Exercise brief:
Print the entries below exactly as they appear, from the first line up to and including the line with "plt.rcParams['mathtext.bf'] = 'Liberation". Do not print any pictures.

--- Raw data ---

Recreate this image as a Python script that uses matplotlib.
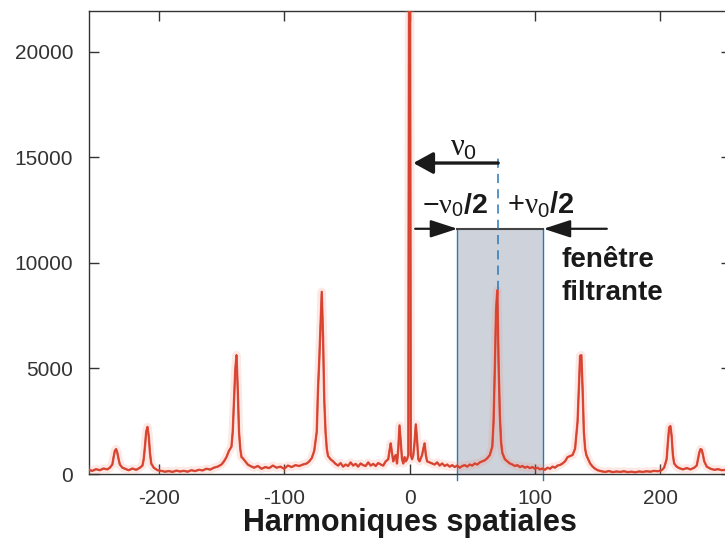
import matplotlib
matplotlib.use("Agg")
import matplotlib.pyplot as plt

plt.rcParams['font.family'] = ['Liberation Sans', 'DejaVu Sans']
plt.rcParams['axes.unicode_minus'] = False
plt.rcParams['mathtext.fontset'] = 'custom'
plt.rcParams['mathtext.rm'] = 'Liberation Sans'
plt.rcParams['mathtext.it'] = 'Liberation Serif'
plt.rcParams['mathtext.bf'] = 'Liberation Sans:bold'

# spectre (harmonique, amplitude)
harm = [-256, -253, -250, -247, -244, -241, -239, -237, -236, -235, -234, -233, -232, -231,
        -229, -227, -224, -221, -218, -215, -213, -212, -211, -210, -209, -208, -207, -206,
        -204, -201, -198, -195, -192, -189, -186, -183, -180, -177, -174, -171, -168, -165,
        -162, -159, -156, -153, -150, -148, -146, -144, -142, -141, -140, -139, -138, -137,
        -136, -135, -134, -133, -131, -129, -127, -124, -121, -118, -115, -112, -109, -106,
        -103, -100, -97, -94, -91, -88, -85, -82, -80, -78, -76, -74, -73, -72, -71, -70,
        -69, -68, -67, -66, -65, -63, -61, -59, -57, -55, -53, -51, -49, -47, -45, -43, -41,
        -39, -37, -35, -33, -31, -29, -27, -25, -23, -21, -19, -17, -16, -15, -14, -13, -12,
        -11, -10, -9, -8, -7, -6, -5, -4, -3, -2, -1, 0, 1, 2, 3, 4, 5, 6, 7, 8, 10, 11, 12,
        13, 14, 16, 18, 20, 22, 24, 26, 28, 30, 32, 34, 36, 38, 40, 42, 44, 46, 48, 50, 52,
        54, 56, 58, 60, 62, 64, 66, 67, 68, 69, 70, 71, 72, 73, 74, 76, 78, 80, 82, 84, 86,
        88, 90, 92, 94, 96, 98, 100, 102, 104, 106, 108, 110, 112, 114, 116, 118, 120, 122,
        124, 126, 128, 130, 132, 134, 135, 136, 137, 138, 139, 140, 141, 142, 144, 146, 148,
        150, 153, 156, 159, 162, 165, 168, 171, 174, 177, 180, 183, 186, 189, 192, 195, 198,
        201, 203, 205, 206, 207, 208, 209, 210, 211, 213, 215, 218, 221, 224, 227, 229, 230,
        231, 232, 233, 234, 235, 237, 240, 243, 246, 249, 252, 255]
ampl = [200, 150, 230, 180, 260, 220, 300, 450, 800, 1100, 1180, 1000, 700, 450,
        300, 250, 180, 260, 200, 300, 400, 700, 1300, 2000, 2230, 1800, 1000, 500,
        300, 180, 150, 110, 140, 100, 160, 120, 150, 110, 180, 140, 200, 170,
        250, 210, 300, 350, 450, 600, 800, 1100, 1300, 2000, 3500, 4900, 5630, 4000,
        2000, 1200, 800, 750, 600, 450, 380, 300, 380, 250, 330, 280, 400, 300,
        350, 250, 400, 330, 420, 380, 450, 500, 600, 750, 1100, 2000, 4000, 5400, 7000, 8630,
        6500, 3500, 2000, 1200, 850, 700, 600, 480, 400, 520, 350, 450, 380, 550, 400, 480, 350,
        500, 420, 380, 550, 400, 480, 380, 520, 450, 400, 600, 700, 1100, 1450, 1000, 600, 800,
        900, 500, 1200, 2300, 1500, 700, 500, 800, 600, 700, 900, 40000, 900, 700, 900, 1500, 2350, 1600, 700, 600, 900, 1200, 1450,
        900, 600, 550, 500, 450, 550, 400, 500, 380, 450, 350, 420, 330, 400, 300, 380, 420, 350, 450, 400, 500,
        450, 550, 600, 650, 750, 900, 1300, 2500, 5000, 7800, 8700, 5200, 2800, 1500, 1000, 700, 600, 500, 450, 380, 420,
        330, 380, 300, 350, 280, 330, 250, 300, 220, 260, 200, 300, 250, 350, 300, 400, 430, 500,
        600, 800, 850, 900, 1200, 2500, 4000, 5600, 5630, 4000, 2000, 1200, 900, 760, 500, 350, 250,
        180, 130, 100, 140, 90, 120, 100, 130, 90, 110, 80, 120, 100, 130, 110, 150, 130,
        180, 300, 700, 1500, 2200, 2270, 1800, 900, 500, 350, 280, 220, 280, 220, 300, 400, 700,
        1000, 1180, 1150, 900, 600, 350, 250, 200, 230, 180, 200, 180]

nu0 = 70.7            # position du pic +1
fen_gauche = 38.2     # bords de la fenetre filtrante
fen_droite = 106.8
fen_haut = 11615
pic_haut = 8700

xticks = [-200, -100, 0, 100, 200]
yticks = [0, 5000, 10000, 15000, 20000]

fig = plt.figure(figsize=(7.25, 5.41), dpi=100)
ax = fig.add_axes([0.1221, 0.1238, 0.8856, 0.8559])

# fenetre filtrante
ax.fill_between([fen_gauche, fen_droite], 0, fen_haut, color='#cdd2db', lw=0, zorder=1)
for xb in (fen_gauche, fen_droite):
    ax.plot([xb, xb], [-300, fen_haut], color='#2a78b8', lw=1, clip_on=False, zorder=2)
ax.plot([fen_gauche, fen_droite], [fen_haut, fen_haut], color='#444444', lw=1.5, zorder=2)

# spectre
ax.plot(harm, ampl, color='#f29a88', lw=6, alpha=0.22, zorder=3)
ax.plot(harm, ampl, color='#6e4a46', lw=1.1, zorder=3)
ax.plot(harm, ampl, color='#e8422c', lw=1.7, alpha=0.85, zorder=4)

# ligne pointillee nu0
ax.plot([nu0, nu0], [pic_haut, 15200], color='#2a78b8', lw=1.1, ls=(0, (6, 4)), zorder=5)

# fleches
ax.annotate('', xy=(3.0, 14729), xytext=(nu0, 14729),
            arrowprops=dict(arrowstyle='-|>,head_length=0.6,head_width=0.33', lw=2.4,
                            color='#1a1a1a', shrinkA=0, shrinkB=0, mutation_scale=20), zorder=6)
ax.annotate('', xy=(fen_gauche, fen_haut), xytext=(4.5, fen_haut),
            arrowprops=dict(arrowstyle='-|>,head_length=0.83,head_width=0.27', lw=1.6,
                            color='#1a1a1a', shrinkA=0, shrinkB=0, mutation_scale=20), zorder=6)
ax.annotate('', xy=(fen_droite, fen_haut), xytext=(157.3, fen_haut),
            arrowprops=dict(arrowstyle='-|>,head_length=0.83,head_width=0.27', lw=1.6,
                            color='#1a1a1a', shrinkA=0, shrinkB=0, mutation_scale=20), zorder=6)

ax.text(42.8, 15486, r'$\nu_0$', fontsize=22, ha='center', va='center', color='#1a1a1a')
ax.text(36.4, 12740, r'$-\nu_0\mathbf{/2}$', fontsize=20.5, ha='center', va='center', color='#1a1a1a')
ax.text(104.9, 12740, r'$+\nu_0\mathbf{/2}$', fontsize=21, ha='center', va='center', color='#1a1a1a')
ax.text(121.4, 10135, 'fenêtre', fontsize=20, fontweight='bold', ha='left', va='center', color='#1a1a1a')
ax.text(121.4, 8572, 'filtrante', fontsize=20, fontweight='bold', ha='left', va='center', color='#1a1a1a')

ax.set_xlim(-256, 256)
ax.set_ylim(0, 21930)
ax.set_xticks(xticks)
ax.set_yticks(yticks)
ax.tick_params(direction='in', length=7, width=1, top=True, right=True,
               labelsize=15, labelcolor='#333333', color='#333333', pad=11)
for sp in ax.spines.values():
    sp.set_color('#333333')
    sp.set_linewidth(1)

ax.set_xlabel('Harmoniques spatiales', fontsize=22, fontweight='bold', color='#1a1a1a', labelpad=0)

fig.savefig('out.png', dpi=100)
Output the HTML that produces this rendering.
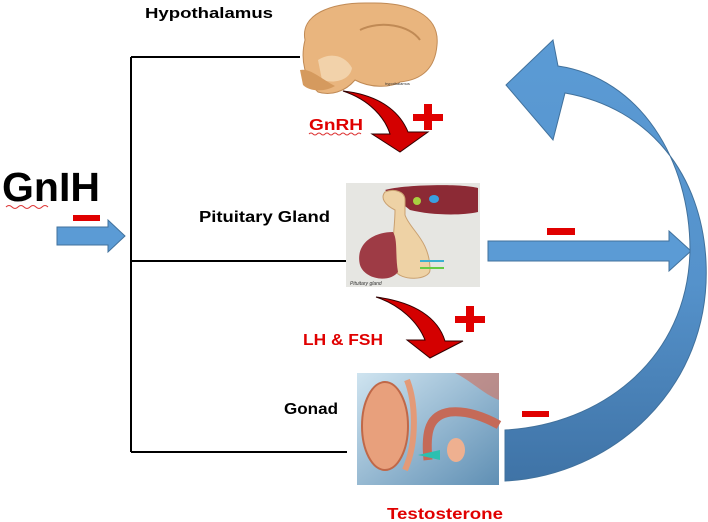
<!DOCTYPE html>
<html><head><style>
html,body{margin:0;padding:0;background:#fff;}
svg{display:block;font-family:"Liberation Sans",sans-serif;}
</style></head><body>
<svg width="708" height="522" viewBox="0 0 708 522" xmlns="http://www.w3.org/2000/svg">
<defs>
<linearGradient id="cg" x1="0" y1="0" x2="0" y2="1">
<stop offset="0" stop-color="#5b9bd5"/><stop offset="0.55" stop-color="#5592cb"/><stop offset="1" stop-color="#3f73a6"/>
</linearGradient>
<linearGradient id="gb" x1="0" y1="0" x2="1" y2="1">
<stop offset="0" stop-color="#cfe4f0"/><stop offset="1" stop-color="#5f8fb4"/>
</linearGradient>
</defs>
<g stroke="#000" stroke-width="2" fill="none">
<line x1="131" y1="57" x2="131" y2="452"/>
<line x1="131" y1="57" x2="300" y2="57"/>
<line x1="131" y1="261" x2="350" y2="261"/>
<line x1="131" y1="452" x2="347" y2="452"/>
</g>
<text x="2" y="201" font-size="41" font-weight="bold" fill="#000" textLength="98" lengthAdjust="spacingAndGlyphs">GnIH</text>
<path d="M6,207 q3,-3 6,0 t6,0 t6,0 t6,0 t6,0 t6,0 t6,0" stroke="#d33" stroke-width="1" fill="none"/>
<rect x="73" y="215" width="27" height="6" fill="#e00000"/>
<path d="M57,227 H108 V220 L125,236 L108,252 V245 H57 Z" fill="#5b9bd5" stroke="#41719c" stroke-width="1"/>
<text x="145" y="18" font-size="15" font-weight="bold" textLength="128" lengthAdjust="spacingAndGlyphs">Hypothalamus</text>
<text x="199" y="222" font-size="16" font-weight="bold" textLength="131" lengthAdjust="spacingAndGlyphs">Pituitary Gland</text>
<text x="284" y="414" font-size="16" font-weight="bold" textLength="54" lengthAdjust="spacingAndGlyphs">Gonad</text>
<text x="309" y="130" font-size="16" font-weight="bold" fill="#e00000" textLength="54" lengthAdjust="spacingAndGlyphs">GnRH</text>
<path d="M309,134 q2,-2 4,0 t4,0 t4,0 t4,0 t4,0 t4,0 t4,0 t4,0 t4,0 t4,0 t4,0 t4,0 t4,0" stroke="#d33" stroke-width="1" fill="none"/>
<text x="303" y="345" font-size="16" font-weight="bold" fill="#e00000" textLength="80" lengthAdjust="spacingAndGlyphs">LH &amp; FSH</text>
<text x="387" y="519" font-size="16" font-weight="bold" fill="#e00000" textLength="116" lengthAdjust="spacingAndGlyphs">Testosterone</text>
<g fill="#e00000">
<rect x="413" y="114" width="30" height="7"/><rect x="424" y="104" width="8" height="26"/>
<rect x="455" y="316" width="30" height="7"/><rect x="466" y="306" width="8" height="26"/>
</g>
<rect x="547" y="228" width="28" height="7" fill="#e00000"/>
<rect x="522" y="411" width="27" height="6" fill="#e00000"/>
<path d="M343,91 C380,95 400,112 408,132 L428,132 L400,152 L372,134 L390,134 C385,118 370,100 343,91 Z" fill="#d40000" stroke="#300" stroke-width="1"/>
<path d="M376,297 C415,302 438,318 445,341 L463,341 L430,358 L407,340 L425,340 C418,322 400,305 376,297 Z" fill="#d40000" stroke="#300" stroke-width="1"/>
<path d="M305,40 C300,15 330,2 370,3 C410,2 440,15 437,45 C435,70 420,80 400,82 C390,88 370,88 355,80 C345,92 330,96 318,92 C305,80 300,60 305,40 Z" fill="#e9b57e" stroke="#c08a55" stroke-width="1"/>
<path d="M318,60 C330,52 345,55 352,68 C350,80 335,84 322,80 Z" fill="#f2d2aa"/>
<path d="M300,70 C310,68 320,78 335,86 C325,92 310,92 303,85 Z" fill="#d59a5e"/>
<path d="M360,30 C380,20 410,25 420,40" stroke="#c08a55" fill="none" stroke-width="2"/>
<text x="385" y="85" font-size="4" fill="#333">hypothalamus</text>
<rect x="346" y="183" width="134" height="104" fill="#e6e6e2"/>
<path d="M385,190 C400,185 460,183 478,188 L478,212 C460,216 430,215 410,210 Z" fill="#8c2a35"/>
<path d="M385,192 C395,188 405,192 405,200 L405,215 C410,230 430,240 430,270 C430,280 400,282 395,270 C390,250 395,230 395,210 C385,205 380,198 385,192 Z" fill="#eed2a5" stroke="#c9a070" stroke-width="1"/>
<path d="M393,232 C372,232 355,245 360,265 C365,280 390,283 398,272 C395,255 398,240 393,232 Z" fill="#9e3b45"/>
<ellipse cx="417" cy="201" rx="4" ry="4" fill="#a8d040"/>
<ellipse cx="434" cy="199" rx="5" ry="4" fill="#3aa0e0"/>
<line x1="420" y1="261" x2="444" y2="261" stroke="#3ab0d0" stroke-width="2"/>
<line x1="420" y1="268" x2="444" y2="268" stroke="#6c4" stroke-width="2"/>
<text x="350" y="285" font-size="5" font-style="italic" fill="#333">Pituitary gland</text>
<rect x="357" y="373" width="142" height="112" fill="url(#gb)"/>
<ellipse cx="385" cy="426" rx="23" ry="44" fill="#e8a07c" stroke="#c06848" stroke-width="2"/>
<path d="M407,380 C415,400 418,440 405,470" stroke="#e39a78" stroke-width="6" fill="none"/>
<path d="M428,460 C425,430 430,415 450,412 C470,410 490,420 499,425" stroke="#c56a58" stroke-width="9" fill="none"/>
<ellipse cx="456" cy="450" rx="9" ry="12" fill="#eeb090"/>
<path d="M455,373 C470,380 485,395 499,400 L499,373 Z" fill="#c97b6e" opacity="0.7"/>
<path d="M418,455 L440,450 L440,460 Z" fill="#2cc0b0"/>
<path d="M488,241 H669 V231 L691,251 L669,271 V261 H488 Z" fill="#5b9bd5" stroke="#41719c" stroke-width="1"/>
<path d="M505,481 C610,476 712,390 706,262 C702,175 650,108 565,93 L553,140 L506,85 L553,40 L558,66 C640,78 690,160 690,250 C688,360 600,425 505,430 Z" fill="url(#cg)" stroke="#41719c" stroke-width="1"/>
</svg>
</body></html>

---

Output of the exercise:
Recreate this image as a Python script that uses matplotlib.
import matplotlib
matplotlib.use("Agg")
import matplotlib.pyplot as plt

plt.rcParams['font.family'] = ['Liberation Sans', 'DejaVu Sans']
plt.rcParams['axes.unicode_minus'] = False
plt.rcParams['mathtext.fontset'] = 'custom'
plt.rcParams['mathtext.rm'] = 'Liberation Sans'
plt.rcParams['mathtext.it'] = 'Liberation Serif'
plt.rcParams['mathtext.bf'] = 'Liberation Sans:bold'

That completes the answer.